### WHAT YOU NEED TO DO
Your task is to retype the lines from the opening of the material through the line that includes "var baseBand = 0.7". Do not copy the pictures.

### DATA SHOWN
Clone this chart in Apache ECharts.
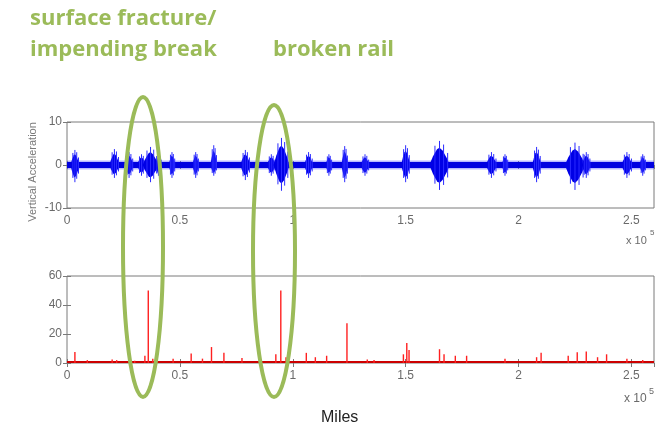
<!DOCTYPE html>
<html>
<head>
<meta charset="utf-8">
<script src="https://cdn.jsdelivr.net/npm/echarts@6/dist/echarts.min.js"></script>
<style>
  html, body { margin: 0; padding: 0; background: #fff; }
  #chart { width: 662px; height: 430px; }
</style>
</head>
<body>
<div id="chart"></div>
<script>
// distance along the track, in units of 1e5 miles
var xTicks = [0, 0.5, 1, 1.5, 2, 2.5]
var xMax = 2.6

// top plot: vibration bursts (vertical acceleration)
var burstMiles = [0.035, 0.21, 0.275, 0.33, 0.37, 0.405, 0.465, 0.57, 0.65, 0.79, 0.905, 0.95, 1.07, 1.16, 1.23, 1.32, 1.5, 1.65, 1.88, 1.94, 2.08, 2.25, 2.3, 2.48, 2.55]
var burstUp   = [3.5, 3.7, 3.0, 2.5, 4.2, 2.5, 3.0, 3.0, 4.6, 3.5, 2.5, 6.3, 3.0, 2.5, 4.4, 2.5, 4.6, 5.6, 3.0, 2.5, 4.2, 5.2, 3.0, 3.0, 2.5]
var burstDown = [4.0, 3.0, 3.0, 2.5, 4.0, 2.5, 3.0, 3.0, 2.5, 3.5, 2.5, 6.0, 3.0, 2.5, 4.0, 2.5, 4.0, 5.8, 3.0, 2.5, 4.0, 5.8, 3.0, 3.0, 2.5]
var burstSpan = [0.04, 0.045, 0.04, 0.04, 0.07, 0.03, 0.03, 0.03, 0.03, 0.045, 0.04, 0.07, 0.04, 0.03, 0.03, 0.04, 0.04, 0.09, 0.05, 0.03, 0.04, 0.09, 0.04, 0.05, 0.03]
var baseBand = 0.7

// bottom plot: detector output spikes
var spikeMiles = [0.035, 0.09, 0.2, 0.22, 0.3, 0.345, 0.36, 0.38, 0.47, 0.55, 0.6, 0.64, 0.695, 0.775, 0.925, 0.947, 0.97, 1.06, 1.1, 1.15, 1.24, 1.33, 1.36, 1.49, 1.505, 1.515, 1.65, 1.67, 1.72, 1.77, 1.94, 2.08, 2.1, 2.22, 2.26, 2.3, 2.35, 2.39, 2.48, 2.55]
var spikeValue = [7.6, 2, 2.5, 2, 1.5, 5, 50, 3, 3, 6.5, 3, 11, 7, 3.5, 6, 50, 4, 7, 4, 5, 27.5, 2.5, 2, 6, 13.8, 9, 9.5, 6, 5, 5, 3, 4, 7, 5, 7.5, 8, 4, 6, 3, 2]
var floorLevel = 1.3

var green = '#9bbb59'
var axisGray = '#7a7a7a'
var labelGray = '#6a6a6a'

var burstData = burstMiles.map(function (m, i) {
  return [m, burstUp[i], burstDown[i], burstSpan[i]]
})
var spikeData = spikeMiles.map(function (m, i) {
  return [m, spikeValue[i]]
})

function renderBurst(params, api) {
  var x = api.value(0), up = api.value(1), dn = api.value(2), span = api.value(3)
  var c = api.coord([x, 0])
  var pu = api.coord([x, up])
  var pd = api.coord([x, -dn])
  var hw = api.size([span, 0])[0] / 2
  var hu = c[1] - pu[1], hd = pd[1] - c[1]
  var pts = [
    [c[0] - hw, c[1]],
    [c[0] - hw * 0.65, c[1] - hu * 0.35],
    [c[0] - hw * 0.25, c[1] - hu * 0.65],
    [c[0], c[1] - hu * 0.72],
    [c[0] + hw * 0.3, c[1] - hu * 0.6],
    [c[0] + hw * 0.7, c[1] - hu * 0.3],
    [c[0] + hw, c[1]],
    [c[0] + hw * 0.7, c[1] + hd * 0.3],
    [c[0] + hw * 0.3, c[1] + hd * 0.6],
    [c[0], c[1] + hd * 0.72],
    [c[0] - hw * 0.25, c[1] + hd * 0.65],
    [c[0] - hw * 0.65, c[1] + hd * 0.35]
  ]
  var lineStyle = { stroke: '#2a2aff', lineWidth: 1 }
  return {
    type: 'group',
    children: [
      { type: 'polygon', shape: { points: pts }, style: { fill: '#0000e6' } },
      { type: 'line', shape: { x1: c[0], y1: pu[1], x2: c[0], y2: pd[1] }, style: lineStyle },
      { type: 'line', shape: { x1: c[0] - hw * 0.45, y1: c[1] - hu * 0.8, x2: c[0] - hw * 0.45, y2: c[1] + hd * 0.75 }, style: lineStyle },
      { type: 'line', shape: { x1: c[0] + hw * 0.4, y1: c[1] - hu * 0.85, x2: c[0] + hw * 0.4, y2: c[1] + hd * 0.8 }, style: lineStyle },
      { type: 'line', shape: { x1: c[0] + hw * 0.8, y1: c[1] - hu * 0.5, x2: c[0] + hw * 0.8, y2: c[1] + hd * 0.5 }, style: lineStyle }
    ]
  }
}

function renderBand(params, api) {
  var a = api.coord([api.value(0), api.value(2)])
  var b = api.coord([api.value(1), -api.value(2)])
  return {
    type: 'group',
    children: [
      { type: 'rect', shape: { x: a[0], y: a[1] - 1.5, width: b[0] - a[0], height: b[1] - a[1] + 3 }, style: { fill: '#4a4aff', opacity: 0.4 } },
      { type: 'rect', shape: { x: a[0], y: a[1], width: b[0] - a[0], height: b[1] - a[1] }, style: { fill: '#0000e0' } }
    ]
  }
}

function renderSpike(params, api) {
  var p0 = api.coord([api.value(0), 0])
  var p1 = api.coord([api.value(0), api.value(1)])
  return {
    type: 'line',
    shape: { x1: p0[0], y1: p0[1], x2: p1[0], y2: p1[1] },
    style: { stroke: '#ff2020', lineWidth: 1.4 }
  }
}

function renderFloor(params, api) {
  var a = api.coord([api.value(0), api.value(2)])
  var b = api.coord([api.value(1), 0])
  return {
    type: 'rect',
    shape: { x: a[0], y: a[1], width: b[0] - a[0], height: b[1] - a[1] + 1 },
    style: { fill: '#cc0000' }
  }
}

var tickLabel = { color: labelGray, fontSize: 12, fontFamily: 'Liberation Sans', margin: 7 }
function xAxisFor(gridIndex, pos, labels) {
  return {
    type: 'value', gridIndex: gridIndex, position: pos,
    min: 0, max: xMax, interval: 0.5,
    axisLine: { show: false },
    axisTick: { show: true, inside: true, length: 4, lineStyle: { color: axisGray } },
    axisLabel: labels ? Object.assign({ showMaxLabel: false, formatter: function (v) { return String(v) } }, tickLabel) : { show: false },
    splitLine: { show: false }
  }
}
function yAxisFor(gridIndex, pos, min, max, step, labels) {
  return {
    type: 'value', gridIndex: gridIndex, position: pos,
    min: min, max: max, interval: step,
    axisLine: { show: false },
    axisTick: { show: true, inside: true, length: 4, lineStyle: { color: axisGray } },
    axisLabel: labels ? Object.assign({}, tickLabel, { margin: 5 }) : { show: false },
    splitLine: { show: false }
  }
}

var chart = echarts.init(document.getElementById('chart'))
var option = {
  backgroundColor: '#fff',
  animation: false,
  grid: [
    { left: 67, right: 8, top: 122, height: 86, show: true, borderColor: axisGray, borderWidth: 1 },
    { left: 67, right: 8, top: 276, height: 87, show: true, borderColor: axisGray, borderWidth: 1 }
  ],
  xAxis: [
    xAxisFor(0, 'bottom', true),
    xAxisFor(0, 'top', false),
    xAxisFor(1, 'bottom', true),
    xAxisFor(1, 'top', false)
  ],
  yAxis: [
    yAxisFor(0, 'left', -10, 10, 10, true),
    yAxisFor(0, 'right', -10, 10, 10, false),
    yAxisFor(1, 'left', 0, 60, 20, true),
    yAxisFor(1, 'right', 0, 60, 20, false)
  ],
  series: [
    {
      type: 'custom', xAxisIndex: 0, yAxisIndex: 0, clip: true,
      renderItem: renderBand, data: [[0, xMax, baseBand]], z: 2
    },
    {
      type: 'custom', xAxisIndex: 0, yAxisIndex: 0, clip: true,
      renderItem: renderBurst, data: burstData, encode: { x: 0, y: [1] }, z: 3
    },
    {
      type: 'custom', xAxisIndex: 2, yAxisIndex: 2, clip: true,
      renderItem: renderFloor, data: [[0, xMax, floorLevel]], z: 2
    },
    {
      type: 'custom', xAxisIndex: 2, yAxisIndex: 2, clip: true,
      renderItem: renderSpike, data: spikeData, encode: { x: 0, y: 1 }, z: 3
    }
  ],
  graphic: [
    {
      type: 'text', x: 33, y: 172, rotation: Math.PI / 2, z: 50,
      style: { text: 'Vertical Acceleration', fill: '#7a7a7a', font: '11px "Liberation Sans"', align: 'center', verticalAlign: 'middle' }
    },
    {
      type: 'text', left: 30, top: 8, z: 100,
      style: { text: 'surface fracture/', fill: green, font: 'bold 22px "Open Sans"' }
    },
    {
      type: 'text', left: 30, top: 39, z: 100,
      style: { text: 'impending break', fill: green, font: 'bold 22px "Open Sans"' }
    },
    {
      type: 'text', left: 273, top: 39, z: 100,
      style: { text: 'broken rail', fill: green, font: 'bold 22px "Open Sans"' }
    },
    {
      type: 'ellipse', z: 100,
      shape: { cx: 143, cy: 247, rx: 20, ry: 150 },
      style: { fill: 'none', stroke: green, lineWidth: 4 }
    },
    {
      type: 'ellipse', z: 100,
      shape: { cx: 274, cy: 251, rx: 21, ry: 146 },
      style: { fill: 'none', stroke: green, lineWidth: 4 }
    },
    {
      type: 'text', left: 626, top: 235, z: 50,
      style: { text: 'x 10', fill: labelGray, font: '11px "Liberation Sans"' }
    },
    {
      type: 'text', left: 650, top: 229, z: 50,
      style: { text: '5', fill: labelGray, font: '8px "Liberation Sans"' }
    },
    {
      type: 'text', left: 624, top: 393, z: 50,
      style: { text: 'x 10', fill: labelGray, font: '12px "Liberation Sans"' }
    },
    {
      type: 'text', left: 649, top: 387, z: 50,
      style: { text: '5', fill: labelGray, font: '9px "Liberation Sans"' }
    },
    {
      type: 'text', left: 321, top: 410, z: 50,
      style: { text: 'Miles', fill: '#222', font: '16px "Liberation Sans"' }
    }
  ]
}
option && chart.setOption(option)
</script>
</body>
</html>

### SOLUTION FOR THIS TASK
Clone this chart in Apache ECharts.
<!DOCTYPE html>
<html>
<head>
<meta charset="utf-8">
<script src="https://cdn.jsdelivr.net/npm/echarts@6/dist/echarts.min.js"></script>
<style>
  html, body { margin: 0; padding: 0; background: #fff; }
  #chart { width: 662px; height: 430px; }
</style>
</head>
<body>
<div id="chart"></div>
<script>
// distance along the track, in units of 1e5 miles
var xTicks = [0, 0.5, 1, 1.5, 2, 2.5]
var xMax = 2.6

// top plot: vibration bursts (vertical acceleration)
var burstMiles = [0.035, 0.21, 0.275, 0.33, 0.37, 0.405, 0.465, 0.57, 0.65, 0.79, 0.905, 0.95, 1.07, 1.16, 1.23, 1.32, 1.5, 1.65, 1.88, 1.94, 2.08, 2.25, 2.3, 2.48, 2.55]
var burstUp   = [3.5, 3.7, 3.0, 2.5, 4.2, 2.5, 3.0, 3.0, 4.6, 3.5, 2.5, 6.3, 3.0, 2.5, 4.4, 2.5, 4.6, 5.6, 3.0, 2.5, 4.2, 5.2, 3.0, 3.0, 2.5]
var burstDown = [4.0, 3.0, 3.0, 2.5, 4.0, 2.5, 3.0, 3.0, 2.5, 3.5, 2.5, 6.0, 3.0, 2.5, 4.0, 2.5, 4.0, 5.8, 3.0, 2.5, 4.0, 5.8, 3.0, 3.0, 2.5]
var burstSpan = [0.04, 0.045, 0.04, 0.04, 0.07, 0.03, 0.03, 0.03, 0.03, 0.045, 0.04, 0.07, 0.04, 0.03, 0.03, 0.04, 0.04, 0.09, 0.05, 0.03, 0.04, 0.09, 0.04, 0.05, 0.03]
var baseBand = 0.7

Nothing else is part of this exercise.